* CHALLENGE *
Omit all images, then return the remaining material exactly as it stands.
* Begin INFORMATION SUPPLIED *
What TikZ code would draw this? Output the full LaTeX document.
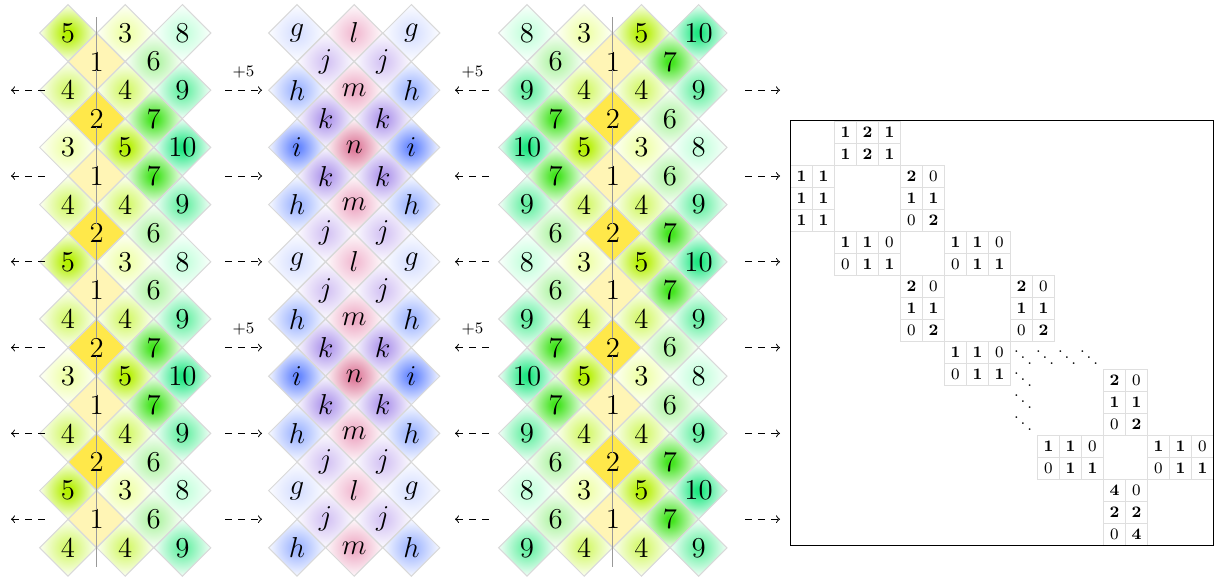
\documentclass[tikz,border=0pt]{standalone}
\usepackage{tikz}
\usetikzlibrary{shapes.geometric, matrix}
\definecolor{NumOne}{HTML}{FFF5B5}
\definecolor{NumTwo}{HTML}{FFE84A}
\definecolor{NumThree}{HTML}{EEFFA8}
\definecolor{NumFour}{HTML}{D4F86C}
\definecolor{NumFive}{HTML}{B4F000}
\definecolor{NumSix}{HTML}{B0F4A4}
\definecolor{NumSeven}{HTML}{44E420}
\definecolor{NumEight}{HTML}{C4FFDC}
\definecolor{NumNine}{HTML}{68F0A4}
\definecolor{NumTen}{HTML}{22E884}
\definecolor{LetG}{HTML}{D8E0FF}
\definecolor{LetH}{HTML}{A0B6FF}
\definecolor{LetI}{HTML}{6888FF}
\definecolor{LetJ}{HTML}{D6C6F4}
\definecolor{LetK}{HTML}{B098EC}
\definecolor{LetL}{HTML}{F2BED4}
\definecolor{LetM}{HTML}{EEACC6}
\definecolor{LetN}{HTML}{DE7C9C}
\makeatletter
\pgfdeclareradialshading[tikz@radial@inner]{soft}{\pgfpoint{0bp}{0bp}}{%
  color(0bp)=(tikz@radial@inner);color(3bp)=(tikz@radial@inner);color(27bp)=(white);color(50bp)=(white)}
\makeatother
\newcommand{\zro}{\mdseries 0}

\begin{document}
\begin{tikzpicture}[x=0.5pt, y=-0.5pt,
  cell/.style={diamond, draw=gray!30, line width=0.5pt, minimum width=28.6pt, minimum height=28.6pt, inner sep=0pt, font=\Large},
  glow/.style={inner color=#1, shading=soft},
  n1/.style={fill=NumOne}, n2/.style={fill=NumTwo}, n3/.style={glow=NumThree}, n4/.style={glow=NumFour},
  n5/.style={glow=NumFive}, n6/.style={glow=NumSix}, n7/.style={glow=NumSeven}, n8/.style={glow=NumEight},
  n9/.style={glow=NumNine}, n10/.style={glow=NumTen},
  tg/.style={glow=LetG}, th/.style={glow=LetH}, ti/.style={glow=LetI}, tj/.style={glow=LetJ},
  tk/.style={glow=LetK}, tl/.style={glow=LetL}, tm/.style={glow=LetM}, tn/.style={glow=LetN},
  midline/.style={gray!80, line width=0.5pt, dash pattern=on 19.6pt off 9pt, dash phase=2.2pt},
  darr/.style={dash pattern=on 3.5pt off 3pt, line width=0.5pt},
  lbl/.style={above=2.5pt, font=\footnotesize},
  blk/.style={matrix of nodes, inner sep=0pt, outer sep=0pt, anchor=north west, column sep=-0.4pt, row sep=-0.4pt,
    nodes={draw=gray!25, line width=0.4pt, minimum size=11pt, inner sep=0pt, anchor=center, font=\footnotesize\bfseries}},
  dts/.style={inner sep=0pt, font=\footnotesize}
]
\useasboundingbox (0,0) rectangle (1215,583);

\foreach \row [count=\nr from 0] in {{5,3,8},{1,6},{4,4,9},{2,7},{3,5,10},{1,7},{4,4,9},{2,6},
    {5,3,8},{1,6},{4,4,9},{2,7},{3,5,10},{1,7},{4,4,9},{2,6},{5,3,8},{1,6},{4,4,9}}
  \foreach \val [count=\nc from 0] in \row
    \node[cell, n\val] (a-\nr-\nc) at ({68+28.6*(2*\nc+mod(\nr,2))}, {33+28.6*\nr}) {\val};

\foreach \row [count=\nr from 0] in {{g,l,g},{j,j},{h,m,h},{k,k},{i,n,i},{k,k},{h,m,h},{j,j},
    {g,l,g},{j,j},{h,m,h},{k,k},{i,n,i},{k,k},{h,m,h},{j,j},{g,l,g},{j,j},{h,m,h}}
  \foreach \val [count=\nc from 0] in \row
    \node[cell, t\val] (b-\nr-\nc) at ({297+28.6*(2*\nc+mod(\nr,2))}, {33+28.6*\nr}) {$\val$};

\foreach \row [count=\nr from 0] in {{8,3,5,10},{6,1,7},{9,4,4,9},{7,2,6},{10,5,3,8},{7,1,6},{9,4,4,9},{6,2,7},
    {8,3,5,10},{6,1,7},{9,4,4,9},{7,2,6},{10,5,3,8},{7,1,6},{9,4,4,9},{6,2,7},{8,3,5,10},{6,1,7},{9,4,4,9}}
  \foreach \val [count=\nc from 0] in \row
    \node[cell, n\val] (c-\nr-\nc) at ({527+28.6*(2*\nc+mod(\nr,2))}, {33+28.6*\nr}) {\val};

\draw[midline] ([yshift=7.5pt]a-1-0.north) -- ([yshift=-9.6pt]a-17-0.south);
\draw[midline] ([yshift=7.5pt]c-1-1.north) -- ([yshift=-9.6pt]c-17-1.south);

\foreach \nr in {2,5,8,11,14,17}{
  \path (11,{33+28.6*\nr}) coordinate (p\nr-1) (45,{33+28.6*\nr}) coordinate (p\nr-2)
    (225,{33+28.6*\nr}) coordinate (p\nr-3) (262,{33+28.6*\nr}) coordinate (p\nr-4)
    (455,{33+28.6*\nr}) coordinate (p\nr-5) (490,{33+28.6*\nr}) coordinate (p\nr-6)
    (745,{33+28.6*\nr}) coordinate (p\nr-7) (780,{33+28.6*\nr}) coordinate (p\nr-8);
  \draw[darr, <-] (p\nr-1) -- (p\nr-2);
  \draw[darr, ->] (p\nr-3) -- (p\nr-4);
  \draw[darr, <-] (p\nr-5) -- (p\nr-6);
  \draw[darr, ->] (p\nr-7) -- (p\nr-8);
}
\foreach \nr in {2,11}{
  \path (p\nr-3) -- node[lbl] (pa\nr) {$+5$} (p\nr-4);
  \path (p\nr-5) -- node[lbl] (pc\nr) {$+5$} (p\nr-6);
}

\matrix (m1) [blk] at (834,121) {1 & 2 & 1\\ 1 & 2 & 1\\};
\matrix (m2) [blk] at (790,165) {1 & 1\\ 1 & 1\\ 1 & 1\\};
\matrix (m3) [blk] at (900,165) {2 & \zro\\ 1 & 1\\ \zro & 2\\};
\matrix (m4) [blk] at (834,231) {1 & 1 & \zro\\ \zro & 1 & 1\\};
\matrix (m5) [blk] at (944,231) {1 & 1 & \zro\\ \zro & 1 & 1\\};
\matrix (m6) [blk] at (900,275) {2 & \zro\\ 1 & 1\\ \zro & 2\\};
\matrix (m7) [blk] at (1010,275) {2 & \zro\\ 1 & 1\\ \zro & 2\\};
\matrix (m8) [blk] at (944,341) {1 & 1 & \zro\\ \zro & 1 & 1\\};
\matrix (m9) [blk] at (1103,369) {2 & \zro\\ 1 & 1\\ \zro & 2\\};
\matrix (m10) [blk] at (1037,435) {1 & 1 & \zro\\ \zro & 1 & 1\\};
\matrix (m11) [blk] at (1147,435) {1 & 1 & \zro\\ \zro & 1 & 1\\};
\matrix (m12) [blk] at (1103,479) {4 & \zro\\ 2 & 2\\ \zro & 4\\};
\foreach \x/\y [count=\i] in {1023/352,1045/352,1067/352,1089/352,1023/374,1023/396,1023/418}
  \node[dts] (dd\i) at (\x,\y) {$\ddots$};
\draw[line width=0.5pt] (790,121) rectangle (1213,545);
\end{tikzpicture}
\end{document}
* End INFORMATION SUPPLIED *
* SOLVED PROBLEM *
What TikZ code would draw this? Output the full LaTeX document.
\documentclass[tikz,border=0pt]{standalone}
\usepackage{tikz}
\usetikzlibrary{shapes.geometric, matrix}
\definecolor{NumOne}{HTML}{FFF5B5}
\definecolor{NumTwo}{HTML}{FFE84A}
\definecolor{NumThree}{HTML}{EEFFA8}
\definecolor{NumFour}{HTML}{D4F86C}
\definecolor{NumFive}{HTML}{B4F000}
\definecolor{NumSix}{HTML}{B0F4A4}
\definecolor{NumSeven}{HTML}{44E420}
\definecolor{NumEight}{HTML}{C4FFDC}
\definecolor{NumNine}{HTML}{68F0A4}
\definecolor{NumTen}{HTML}{22E884}
\definecolor{LetG}{HTML}{D8E0FF}
\definecolor{LetH}{HTML}{A0B6FF}
\definecolor{LetI}{HTML}{6888FF}
\definecolor{LetJ}{HTML}{D6C6F4}
\definecolor{LetK}{HTML}{B098EC}
\definecolor{LetL}{HTML}{F2BED4}
\definecolor{LetM}{HTML}{EEACC6}
\definecolor{LetN}{HTML}{DE7C9C}
\makeatletter
\pgfdeclareradialshading[tikz@radial@inner]{soft}{\pgfpoint{0bp}{0bp}}{%
  color(0bp)=(tikz@radial@inner);color(3bp)=(tikz@radial@inner);color(27bp)=(white);color(50bp)=(white)}
\makeatother
\newcommand{\zro}{\mdseries 0}

\begin{document}
\begin{tikzpicture}[x=0.5pt, y=-0.5pt,
  cell/.style={diamond, draw=gray!30, line width=0.5pt, minimum width=28.6pt, minimum height=28.6pt, inner sep=0pt, font=\Large},
  glow/.style={inner color=#1, shading=soft},
  n1/.style={fill=NumOne}, n2/.style={fill=NumTwo}, n3/.style={glow=NumThree}, n4/.style={glow=NumFour},
  n5/.style={glow=NumFive}, n6/.style={glow=NumSix}, n7/.style={glow=NumSeven}, n8/.style={glow=NumEight},
  n9/.style={glow=NumNine}, n10/.style={glow=NumTen},
  tg/.style={glow=LetG}, th/.style={glow=LetH}, ti/.style={glow=LetI}, tj/.style={glow=LetJ},
  tk/.style={glow=LetK}, tl/.style={glow=LetL}, tm/.style={glow=LetM}, tn/.style={glow=LetN},
  midline/.style={gray!80, line width=0.5pt, dash pattern=on 19.6pt off 9pt, dash phase=2.2pt},
  darr/.style={dash pattern=on 3.5pt off 3pt, line width=0.5pt},
  lbl/.style={above=2.5pt, font=\footnotesize},
  blk/.style={matrix of nodes, inner sep=0pt, outer sep=0pt, anchor=north west, column sep=-0.4pt, row sep=-0.4pt,
    nodes={draw=gray!25, line width=0.4pt, minimum size=11pt, inner sep=0pt, anchor=center, font=\footnotesize\bfseries}},
  dts/.style={inner sep=0pt, font=\footnotesize}
]
\useasboundingbox (0,0) rectangle (1215,583);

\foreach \row [count=\nr from 0] in {{5,3,8},{1,6},{4,4,9},{2,7},{3,5,10},{1,7},{4,4,9},{2,6},
    {5,3,8},{1,6},{4,4,9},{2,7},{3,5,10},{1,7},{4,4,9},{2,6},{5,3,8},{1,6},{4,4,9}}
  \foreach \val [count=\nc from 0] in \row
    \node[cell, n\val] (a-\nr-\nc) at ({68+28.6*(2*\nc+mod(\nr,2))}, {33+28.6*\nr}) {\val};

\foreach \row [count=\nr from 0] in {{g,l,g},{j,j},{h,m,h},{k,k},{i,n,i},{k,k},{h,m,h},{j,j},
    {g,l,g},{j,j},{h,m,h},{k,k},{i,n,i},{k,k},{h,m,h},{j,j},{g,l,g},{j,j},{h,m,h}}
  \foreach \val [count=\nc from 0] in \row
    \node[cell, t\val] (b-\nr-\nc) at ({297+28.6*(2*\nc+mod(\nr,2))}, {33+28.6*\nr}) {$\val$};

\foreach \row [count=\nr from 0] in {{8,3,5,10},{6,1,7},{9,4,4,9},{7,2,6},{10,5,3,8},{7,1,6},{9,4,4,9},{6,2,7},
    {8,3,5,10},{6,1,7},{9,4,4,9},{7,2,6},{10,5,3,8},{7,1,6},{9,4,4,9},{6,2,7},{8,3,5,10},{6,1,7},{9,4,4,9}}
  \foreach \val [count=\nc from 0] in \row
    \node[cell, n\val] (c-\nr-\nc) at ({527+28.6*(2*\nc+mod(\nr,2))}, {33+28.6*\nr}) {\val};

\draw[midline] ([yshift=7.5pt]a-1-0.north) -- ([yshift=-9.6pt]a-17-0.south);
\draw[midline] ([yshift=7.5pt]c-1-1.north) -- ([yshift=-9.6pt]c-17-1.south);

\foreach \nr in {2,5,8,11,14,17}{
  \path (11,{33+28.6*\nr}) coordinate (p\nr-1) (45,{33+28.6*\nr}) coordinate (p\nr-2)
    (225,{33+28.6*\nr}) coordinate (p\nr-3) (262,{33+28.6*\nr}) coordinate (p\nr-4)
    (455,{33+28.6*\nr}) coordinate (p\nr-5) (490,{33+28.6*\nr}) coordinate (p\nr-6)
    (745,{33+28.6*\nr}) coordinate (p\nr-7) (780,{33+28.6*\nr}) coordinate (p\nr-8);
  \draw[darr, <-] (p\nr-1) -- (p\nr-2);
  \draw[darr, ->] (p\nr-3) -- (p\nr-4);
  \draw[darr, <-] (p\nr-5) -- (p\nr-6);
  \draw[darr, ->] (p\nr-7) -- (p\nr-8);
}
\foreach \nr in {2,11}{
  \path (p\nr-3) -- node[lbl] (pa\nr) {$+5$} (p\nr-4);
  \path (p\nr-5) -- node[lbl] (pc\nr) {$+5$} (p\nr-6);
}

\matrix (m1) [blk] at (834,121) {1 & 2 & 1\\ 1 & 2 & 1\\};
\matrix (m2) [blk] at (790,165) {1 & 1\\ 1 & 1\\ 1 & 1\\};
\matrix (m3) [blk] at (900,165) {2 & \zro\\ 1 & 1\\ \zro & 2\\};
\matrix (m4) [blk] at (834,231) {1 & 1 & \zro\\ \zro & 1 & 1\\};
\matrix (m5) [blk] at (944,231) {1 & 1 & \zro\\ \zro & 1 & 1\\};
\matrix (m6) [blk] at (900,275) {2 & \zro\\ 1 & 1\\ \zro & 2\\};
\matrix (m7) [blk] at (1010,275) {2 & \zro\\ 1 & 1\\ \zro & 2\\};
\matrix (m8) [blk] at (944,341) {1 & 1 & \zro\\ \zro & 1 & 1\\};
\matrix (m9) [blk] at (1103,369) {2 & \zro\\ 1 & 1\\ \zro & 2\\};
\matrix (m10) [blk] at (1037,435) {1 & 1 & \zro\\ \zro & 1 & 1\\};
\matrix (m11) [blk] at (1147,435) {1 & 1 & \zro\\ \zro & 1 & 1\\};
\matrix (m12) [blk] at (1103,479) {4 & \zro\\ 2 & 2\\ \zro & 4\\};
\foreach \x/\y [count=\i] in {1023/352,1045/352,1067/352,1089/352,1023/374,1023/396,1023/418}
  \node[dts] (dd\i) at (\x,\y) {$\ddots$};
\draw[line width=0.5pt] (790,121) rectangle (1213,545);
\end{tikzpicture}
\end{document}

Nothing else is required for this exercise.